The FTC’s Ban on Non-Competes Is in Big Trouble: Here’s Why
When the Federal Trade Commission announced its final rule banning most non-competes as an unfair method of competition in April, it devoted plenty of time and effort to explaining why it firmly believed it has the authority to impose such a sweeping mandate.
That authority is now being tested by several pending lawsuits – and the early returns, coupled with a relevant intervening Supreme Court ruling, do not bode well for the rule’s continuing vitality. In fact, several indicators presage a delay in the rule’s effective date – and may even put the rule banning non-competes to bed for good.
Here’s a look at the details – and why the rule is in trouble.
What the FTC Ban on Non-Competes Says
The rule makes most existing non-competes unenforceable. An exception applies to senior executives, who are defined as employees in policy-making positions who earn at least $151,164 annually.
If the rule takes effect, employers would not be able to enter into new non-competes with any employees.
The rule also obligates employers to notify non-senior executive employees who are bound by existing non-competes that the agreements will not be enforced.
Why Did the FTC Ban Non-Compete Agreements?
The FTC says it is an unfair method of competition for employers to enter into non-competes with employees. It claims that a ban would lead to the creation of more businesses and boost average earnings.
When the rule was first proposed, many commenters argued that the FTC lacked the authority to implement it.
They said the federal FTC Act does not give the commission the authority to impose the ban; that the validity of non-competes is a major question the FTC does not have the power to address; and that Congress impermissibly gave the agency authority to set nationwide rules about competition methods.
The agency refuted all of those arguments, insisting that it is authorized to set a rule banning non-competes.
But the rule has taken heavy fire on more than one front.
Lawsuits Challenge Ban on Non-Compete Agreements
Lawsuits challenging its validity were filed quickly, and in early July a federal district court in Texas granted a preliminary injunction that put the rule’s effective date on hold – but only with respect to the plaintiffs in that suit. The court in that case ruled that the FTC exceeded its statutory authority when it made the rule.
That decision followed closely on the heels of a significant Supreme Court ruling.
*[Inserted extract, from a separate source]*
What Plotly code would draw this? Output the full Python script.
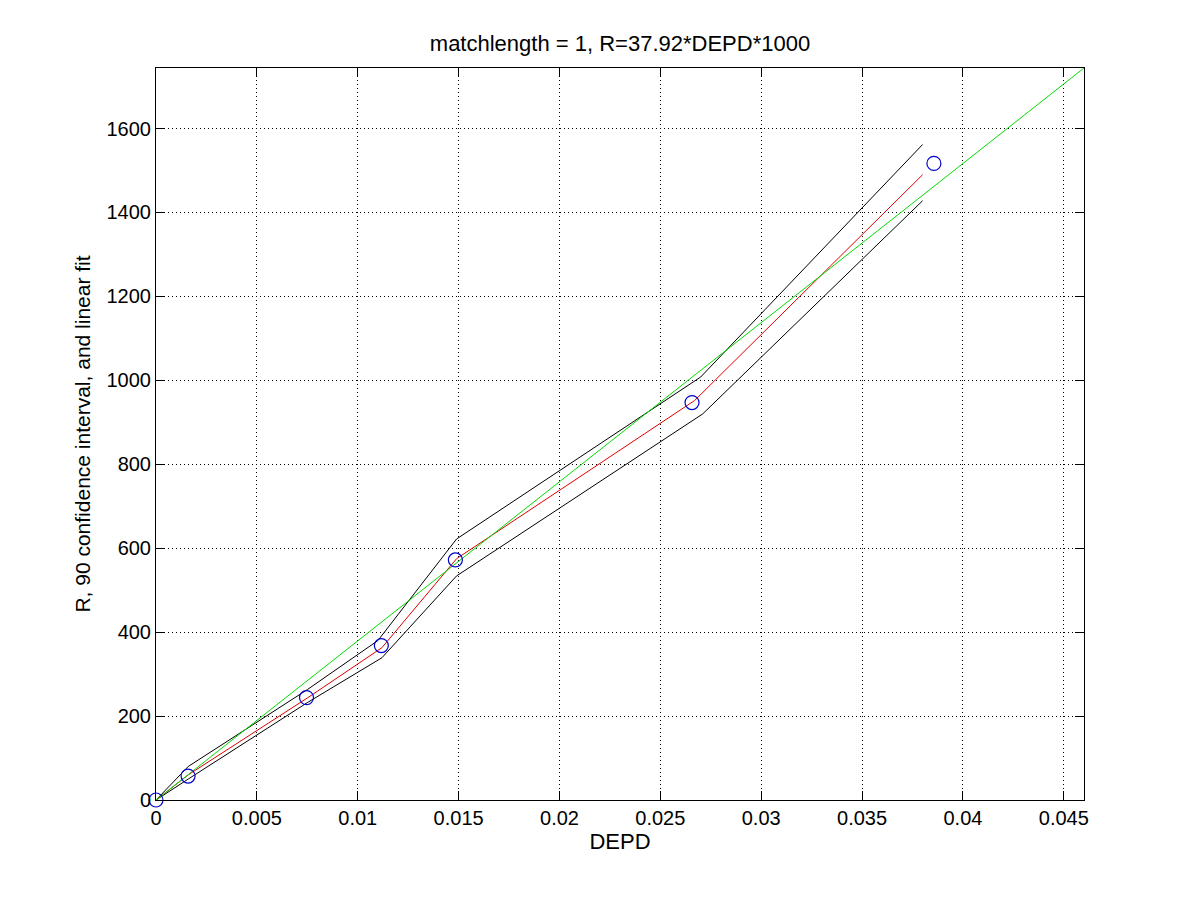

In late June, the High Court did away with a long-standing rule that required courts to defer to reasonable agency interpretations of ambiguous statutory language. The ruling essentially transferred power from agencies to the judiciary branch.
Its holding is a terrible blow to the FTC’s push for a non-compete ban, as there is room for debate as to whether the statutory language relied upon by the agency is adequate to support its regulatory mandate. The Supreme Court ruling is potent ammunition for all litigants who have moved or will move to block the ban.
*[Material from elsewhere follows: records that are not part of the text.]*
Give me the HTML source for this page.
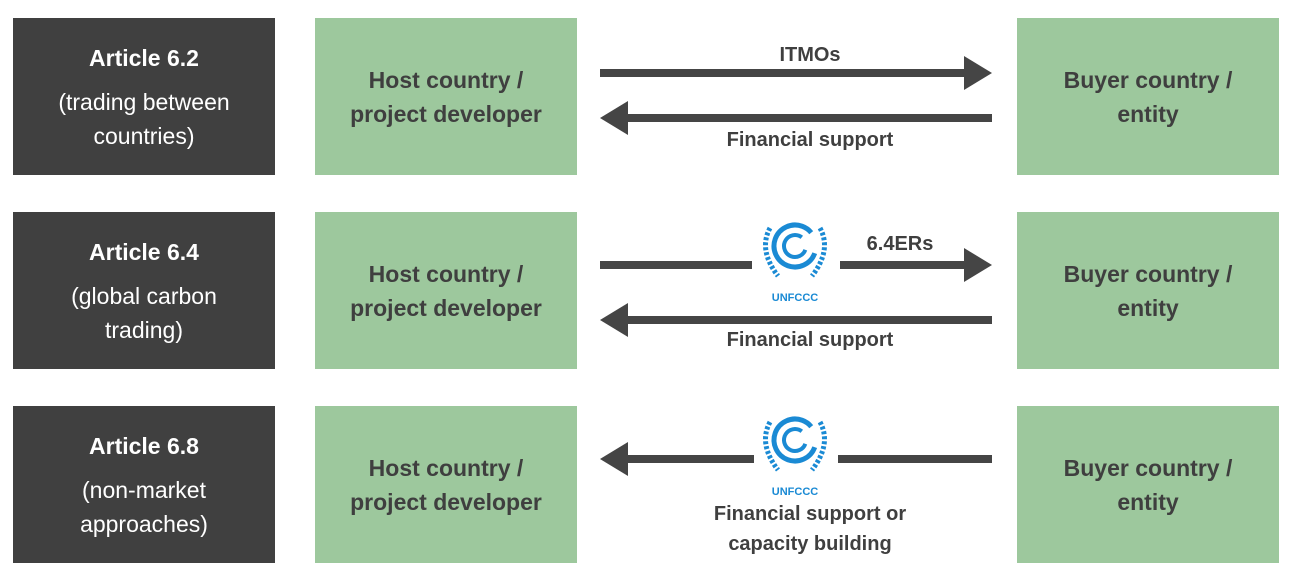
<!DOCTYPE html>
<html><head><style>
body{margin:0;width:1294px;height:588px;background:#fff;font-family:"Liberation Sans",sans-serif;position:relative;overflow:hidden}
.b{position:absolute;display:flex;align-items:center;justify-content:center;text-align:center;flex-direction:column}
.d{background:#404040;color:#fff;left:13px;width:262px;height:157px;font-size:23px;line-height:34px}
.d b{font-size:23px;margin-bottom:10px}
.g{background:#9dc89d;color:#3f3f3f;font-weight:bold;font-size:23px;line-height:34px;width:262px;height:157px}
.t{position:absolute;color:#3f3f3f;font-weight:bold;font-size:20px;text-align:center;line-height:30px}
svg{position:absolute;left:0;top:0}
</style></head><body>
<div class="b d" style="top:18px"><b>Article 6.2</b>(trading between<br>countries)</div>
<div class="b d" style="top:212px"><b>Article 6.4</b>(global carbon<br>trading)</div>
<div class="b d" style="top:406px"><b>Article 6.8</b>(non-market<br>approaches)</div>
<div class="b g" style="left:315px;top:18px">Host country /<br>project developer</div>
<div class="b g" style="left:315px;top:212px">Host country /<br>project developer</div>
<div class="b g" style="left:315px;top:406px">Host country /<br>project developer</div>
<div class="b g" style="left:1017px;top:18px">Buyer country /<br>entity</div>
<div class="b g" style="left:1017px;top:212px">Buyer country /<br>entity</div>
<div class="b g" style="left:1017px;top:406px">Buyer country /<br>entity</div>
<svg width="1294" height="588">
<g fill="#454545">
<rect x="600" y="69" width="368" height="8"/><polygon points="964,56 992,73 964,90"/>
<rect x="624" y="114" width="368" height="8"/><polygon points="628,101 600,118 628,135"/>
<rect x="600" y="261" width="152" height="8"/><rect x="840" y="261" width="128" height="8"/><polygon points="964,248 992,265 964,282"/>
<rect x="624" y="316" width="368" height="8"/><polygon points="628,303 600,320 628,337"/>
<rect x="624" y="455" width="130" height="8"/><rect x="838" y="455" width="154" height="8"/><polygon points="628,442 600,459 628,476"/>
</g>
<g id="lg" fill="none" stroke="#1a8ad4">
<circle cx="795" cy="246" r="21" stroke-width="5" stroke-dasharray="110 22" transform="rotate(20 795 246)"/>
<circle cx="795" cy="246" r="11" stroke-width="4" stroke-dasharray="55 14" transform="rotate(20 795 246)"/>
<path d="M770 228 Q758 250 778 276" stroke-width="5" stroke-dasharray="3 2"/>
<path d="M820 228 Q832 250 812 276" stroke-width="5" stroke-dasharray="3 2"/>
</g>
<text x="795" y="301" font-family="Liberation Sans" font-weight="bold" font-size="11" fill="#1a8ad4" text-anchor="middle">UNFCCC</text>
<use href="#lg" y="194"/>
<text x="795" y="495" font-family="Liberation Sans" font-weight="bold" font-size="11" fill="#1a8ad4" text-anchor="middle">UNFCCC</text>
</svg>
<div class="t" style="left:700px;top:40px;width:220px">ITMOs</div>
<div class="t" style="left:680px;top:125px;width:260px">Financial support</div>
<div class="t" style="left:850px;top:229px;width:100px">6.4ERs</div>
<div class="t" style="left:680px;top:325px;width:260px">Financial support</div>
<div class="t" style="left:660px;top:499px;width:300px">Financial support or<br>capacity building</div>
</body></html>
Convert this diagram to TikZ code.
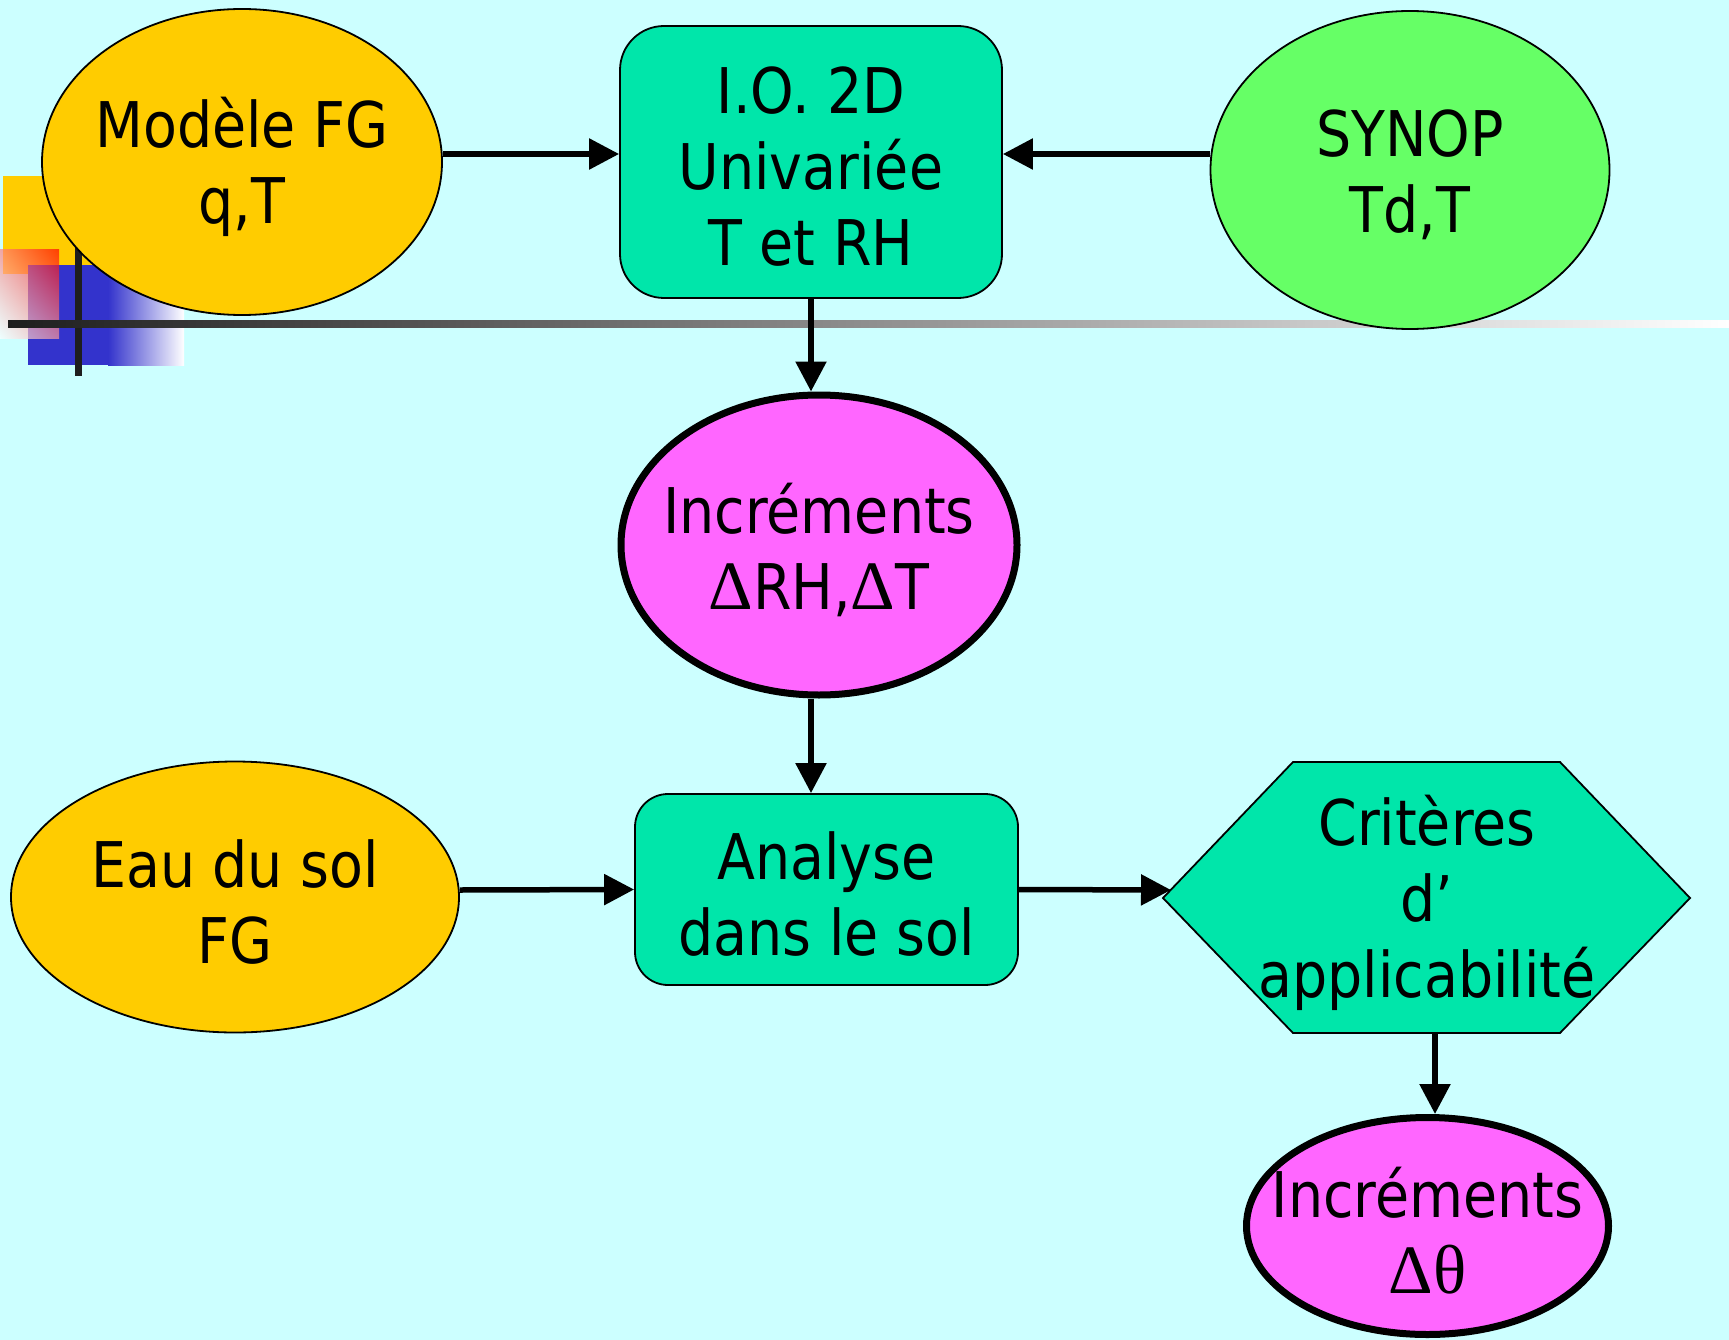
\documentclass[tikz,border=0pt]{standalone}
\usepackage{fontspec}
\setmainfont{DejaVu Sans}[FakeStretch=0.88]
\newfontfamily\grk{Liberation Serif}[Scale=1.1]
\usetikzlibrary{shapes.geometric,arrows.meta,shadings}
\definecolor{bgc}{HTML}{CCFFFF}
\definecolor{yel}{HTML}{FFCC00}
\definecolor{tealbox}{HTML}{00E6AA}
\definecolor{grn}{HTML}{66FF66}
\definecolor{mag}{HTML}{FF66FF}
\definecolor{blu}{HTML}{3333CC}
\definecolor{ink}{HTML}{1E1E1E}
\begin{document}
\begin{tikzpicture}[x=1pt,y=-1pt,
  lbl/.style={align=center,font=\fontsize{63}{76}\selectfont,inner sep=0pt,text=black,yshift=-5pt},
  oval/.style={ellipse,draw=black,line width=1.8pt,inner sep=0pt},
  bigoval/.style={ellipse,draw=black,line width=7pt,inner sep=0pt,fill=mag},
  box/.style={rectangle,draw=black,line width=1.8pt,inner sep=0pt,fill=tealbox},
  link/.style={line width=5.5pt,-{Triangle[length=30pt,width=30pt]}}]

% canvas
\fill[bgc] (0,0) rectangle (1729,1340);
\useasboundingbox (0,0) rectangle (1729,1340);

% corner ornament: squares, gradient bars and crossing lines
\fill[yel] (3,176) rectangle (101,274);
\fill[blu] (28,265) rectangle (109,365);
\shade[left color=blu, right color=white] (108,265) rectangle (184,365);
\shade[upper left=red!50!white, upper right=red, lower left=white, lower right=red!40!white, opacity=0.68]
  (0,250) rectangle (59,338);
\fill[ink] (75,200) rectangle (82,376);
\shade[left color=ink, right color=white] (8,320) rectangle (1729,327);

% upper row
\node[oval, fill=yel, minimum width=400pt, minimum height=306pt] (fg) at (242,162) {};
\node[lbl] (fg-t) at (fg) {Modèle FG\\q,T};

\node[box, rounded corners=44pt, minimum width=382pt, minimum height=272pt] (io) at (811,162) {};
\node[lbl] (io-t) at (io) {I.O. 2D\\Univariée\\T et RH};

\node[oval, fill=grn, minimum width=399pt, minimum height=318pt] (syn) at (1410,170) {};
\node[lbl] (syn-t) at (syn) {SYNOP\\Td,T};

% increments of the screen-level analysis
\node[bigoval, minimum width=396pt, minimum height=300pt] (inc1) at (819,545) {};
\node[lbl] (inc1-t) at (inc1) {Incréments\\{\grk Δ}RH,{\grk Δ}T};

% lower row
\node[oval, fill=yel, minimum width=448pt, minimum height=271pt] (eau) at (235,897) {};
\node[lbl] (eau-t) at (eau) {Eau du sol\\FG};

\node[box, rounded corners=33pt, minimum width=383pt, minimum height=191pt] (an) at (826.5,889.5) {};
\node[lbl] (an-t) at (an) {Analyse\\dans le sol};

% applicability hexagon
\coordinate (hexL) at (1163,898);
\coordinate (hexR) at (1690,898);
\fill[tealbox, draw=black, line width=1.8pt]
  (hexL) -- (1293,762) -- (1560,762) -- (hexR) -- (1560,1033) -- (1293,1033) -- cycle;
\coordinate (hexC) at (1427,898);
\coordinate (hexA) at (1171,890);
\coordinate (hexS) at (1435,1033);
\node[lbl] (crit-t) at (hexC) {Critères\\d’\\applicabilité};

\node[bigoval, minimum width=362pt, minimum height=217pt] (inc2) at (1427.5,1226) {};
\node[lbl] (inc2-t) at (inc2) {Incréments\\{\grk Δθ}};

% connectors
\draw[link] ([yshift=8pt]fg.east) -- ([yshift=8pt]io.west);
\draw[link] ([yshift=16pt]syn.west) -- ([yshift=8pt]io.east);
\draw[link] (io.south) -- (io.south |- inc1.north);
\draw[link] (io.south |- inc1.south) -- (io.south |- an.north);
\draw[link] ([yshift=7pt]eau.east) -- (an.west);
\draw[link] (an.east) -- (hexA);
\draw[link] (hexS) -- (hexS |- inc2.north);
\end{tikzpicture}
\end{document}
Another impediment to the ban taking effect is the power of federal district courts to issue nationwide injunctions. Though there is some scholarly debate as to the legitimacy of the practice, a single federal district court may act to block the rule on a nationwide basis.
In fact, a pending suit in Pennsylvania may soon produce that precise result. In that suit, the plaintiff has asked the court to set aside the rule entirely. A ruling in that case is expected by the end of the month.
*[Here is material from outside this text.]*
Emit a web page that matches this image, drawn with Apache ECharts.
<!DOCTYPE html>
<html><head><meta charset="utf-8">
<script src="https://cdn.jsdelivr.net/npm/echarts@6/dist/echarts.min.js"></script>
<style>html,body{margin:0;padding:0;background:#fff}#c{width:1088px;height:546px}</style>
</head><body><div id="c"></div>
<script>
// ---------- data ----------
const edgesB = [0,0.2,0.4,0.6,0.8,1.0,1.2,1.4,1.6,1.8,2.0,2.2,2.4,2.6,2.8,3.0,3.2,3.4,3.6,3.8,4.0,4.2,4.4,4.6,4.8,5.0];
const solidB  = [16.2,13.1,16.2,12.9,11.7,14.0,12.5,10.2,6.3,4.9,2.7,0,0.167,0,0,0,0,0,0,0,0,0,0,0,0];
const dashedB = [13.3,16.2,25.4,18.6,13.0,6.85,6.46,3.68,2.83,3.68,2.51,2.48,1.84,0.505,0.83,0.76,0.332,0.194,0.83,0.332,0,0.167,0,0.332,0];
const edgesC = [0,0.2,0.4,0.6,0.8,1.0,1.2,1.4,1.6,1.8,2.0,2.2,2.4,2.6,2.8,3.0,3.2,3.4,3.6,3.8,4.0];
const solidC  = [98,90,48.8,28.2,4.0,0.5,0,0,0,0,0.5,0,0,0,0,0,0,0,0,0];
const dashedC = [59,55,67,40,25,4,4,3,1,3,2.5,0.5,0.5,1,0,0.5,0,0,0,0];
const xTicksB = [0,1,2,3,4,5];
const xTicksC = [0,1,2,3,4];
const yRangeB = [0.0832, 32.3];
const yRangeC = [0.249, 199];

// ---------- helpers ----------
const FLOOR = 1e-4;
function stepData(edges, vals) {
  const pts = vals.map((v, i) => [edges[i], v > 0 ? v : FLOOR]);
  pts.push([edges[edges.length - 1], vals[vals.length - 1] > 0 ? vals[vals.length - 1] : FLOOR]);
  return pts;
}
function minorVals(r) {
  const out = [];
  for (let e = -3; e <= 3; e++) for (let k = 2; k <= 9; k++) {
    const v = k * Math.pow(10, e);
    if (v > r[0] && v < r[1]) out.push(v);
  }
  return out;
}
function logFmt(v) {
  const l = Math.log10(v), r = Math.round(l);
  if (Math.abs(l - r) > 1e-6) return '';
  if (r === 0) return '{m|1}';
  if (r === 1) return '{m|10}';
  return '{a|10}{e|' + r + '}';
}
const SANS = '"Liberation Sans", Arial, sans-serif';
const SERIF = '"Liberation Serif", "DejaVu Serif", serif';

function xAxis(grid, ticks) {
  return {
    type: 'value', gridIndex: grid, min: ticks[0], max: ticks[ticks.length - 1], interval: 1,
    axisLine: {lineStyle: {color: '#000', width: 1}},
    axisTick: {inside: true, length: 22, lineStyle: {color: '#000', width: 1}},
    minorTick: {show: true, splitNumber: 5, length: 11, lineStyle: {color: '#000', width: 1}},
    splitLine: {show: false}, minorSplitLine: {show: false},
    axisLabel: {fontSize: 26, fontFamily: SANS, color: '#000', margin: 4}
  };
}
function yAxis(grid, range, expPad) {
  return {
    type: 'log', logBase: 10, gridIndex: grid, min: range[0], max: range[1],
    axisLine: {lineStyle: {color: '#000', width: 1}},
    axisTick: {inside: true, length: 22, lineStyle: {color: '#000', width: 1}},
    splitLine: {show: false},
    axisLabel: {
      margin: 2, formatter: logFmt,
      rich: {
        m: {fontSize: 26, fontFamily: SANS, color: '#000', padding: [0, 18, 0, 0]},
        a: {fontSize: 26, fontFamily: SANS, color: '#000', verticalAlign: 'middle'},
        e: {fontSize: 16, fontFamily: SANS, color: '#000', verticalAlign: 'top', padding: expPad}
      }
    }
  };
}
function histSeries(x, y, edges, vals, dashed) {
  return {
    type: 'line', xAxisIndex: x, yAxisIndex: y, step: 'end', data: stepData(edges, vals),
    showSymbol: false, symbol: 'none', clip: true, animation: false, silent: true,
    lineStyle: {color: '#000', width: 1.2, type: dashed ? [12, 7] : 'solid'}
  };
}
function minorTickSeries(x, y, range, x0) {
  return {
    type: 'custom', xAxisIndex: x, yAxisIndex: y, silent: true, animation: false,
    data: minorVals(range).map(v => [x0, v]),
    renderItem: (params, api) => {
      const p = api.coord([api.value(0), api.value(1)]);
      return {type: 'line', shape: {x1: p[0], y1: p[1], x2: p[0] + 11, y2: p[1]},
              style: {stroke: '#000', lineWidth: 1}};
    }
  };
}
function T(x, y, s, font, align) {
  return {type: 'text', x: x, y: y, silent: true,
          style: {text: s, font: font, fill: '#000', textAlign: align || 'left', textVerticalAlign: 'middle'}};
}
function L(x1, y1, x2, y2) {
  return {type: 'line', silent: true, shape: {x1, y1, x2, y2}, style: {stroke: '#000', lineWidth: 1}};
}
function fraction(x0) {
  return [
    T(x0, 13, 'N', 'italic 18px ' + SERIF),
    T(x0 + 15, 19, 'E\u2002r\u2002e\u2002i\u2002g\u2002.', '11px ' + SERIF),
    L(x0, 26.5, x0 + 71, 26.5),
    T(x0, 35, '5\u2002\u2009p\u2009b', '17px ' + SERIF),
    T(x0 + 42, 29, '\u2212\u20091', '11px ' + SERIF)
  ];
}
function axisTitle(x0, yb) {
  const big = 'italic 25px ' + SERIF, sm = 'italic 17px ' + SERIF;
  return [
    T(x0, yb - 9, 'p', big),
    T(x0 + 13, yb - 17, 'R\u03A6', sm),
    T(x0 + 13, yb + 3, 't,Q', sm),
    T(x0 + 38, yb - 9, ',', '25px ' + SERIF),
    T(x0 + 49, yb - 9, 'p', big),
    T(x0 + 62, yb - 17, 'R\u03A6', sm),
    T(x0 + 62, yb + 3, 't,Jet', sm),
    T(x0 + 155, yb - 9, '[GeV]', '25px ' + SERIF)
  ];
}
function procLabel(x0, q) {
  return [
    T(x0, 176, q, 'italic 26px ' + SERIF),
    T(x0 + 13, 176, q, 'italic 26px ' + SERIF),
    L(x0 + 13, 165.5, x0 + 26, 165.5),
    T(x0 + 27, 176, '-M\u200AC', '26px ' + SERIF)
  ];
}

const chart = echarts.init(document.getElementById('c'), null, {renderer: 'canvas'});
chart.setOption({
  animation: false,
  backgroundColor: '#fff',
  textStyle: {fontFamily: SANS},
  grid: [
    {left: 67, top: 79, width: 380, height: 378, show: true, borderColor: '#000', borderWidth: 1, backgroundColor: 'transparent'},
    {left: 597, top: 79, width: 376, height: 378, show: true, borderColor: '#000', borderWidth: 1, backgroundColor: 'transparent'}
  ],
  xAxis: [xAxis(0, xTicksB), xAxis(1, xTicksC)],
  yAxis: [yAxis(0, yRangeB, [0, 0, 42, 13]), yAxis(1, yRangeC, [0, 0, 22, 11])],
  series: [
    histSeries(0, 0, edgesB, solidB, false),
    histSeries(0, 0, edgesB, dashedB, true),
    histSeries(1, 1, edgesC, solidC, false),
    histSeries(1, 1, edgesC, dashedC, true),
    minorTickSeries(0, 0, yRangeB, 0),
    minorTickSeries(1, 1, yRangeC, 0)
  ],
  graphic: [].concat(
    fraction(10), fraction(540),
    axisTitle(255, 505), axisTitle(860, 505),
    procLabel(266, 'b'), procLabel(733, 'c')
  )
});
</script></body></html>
A final development that could very well have the effect of delaying or even eradicating the rule entirely is the upcoming presidential election. The election will take place just a few short months after the rule’s currently scheduled effective date, and a victory for Donald Trump could easily lead to a move to kill the rule entirely.
The bottom line: The FTC ban on non-compete agreements is vulnerable on several fronts and may not take effect as scheduled on September 4 — if ever.
What Does It All This Mean for HR and Employers?
This is a fluid situation, but here are a few key takeaways:
- Don’t presume the rule will take effect as scheduled. As of this writing, the rule remains set to take effect on September 4, 2024. But ongoing developments make at least a delay likely.
- Remember that non-disclosure and non-solicitation agreements remain valid and enforceable regardless of the status of the non-compete ban. Even if the ban takes effect, such agreements are enforceable so long as they do not function as a non-compete agreement.
- Employers remain free to require agreements that ban the disclosure of trade secrets.
- Take stock of existing agreements. Do you have current non-compete agreements in place? Are they more expansive than necessary, even under existing rules? Do any of them apply to senior executives, as defined by the rule? These are all worthwhile questions to examine now.
- Be aware of existing state laws. Some states, including California, Oklahoma and North Dakota, ban non-compete agreements, while others restrict their use. Be aware of the law in your state.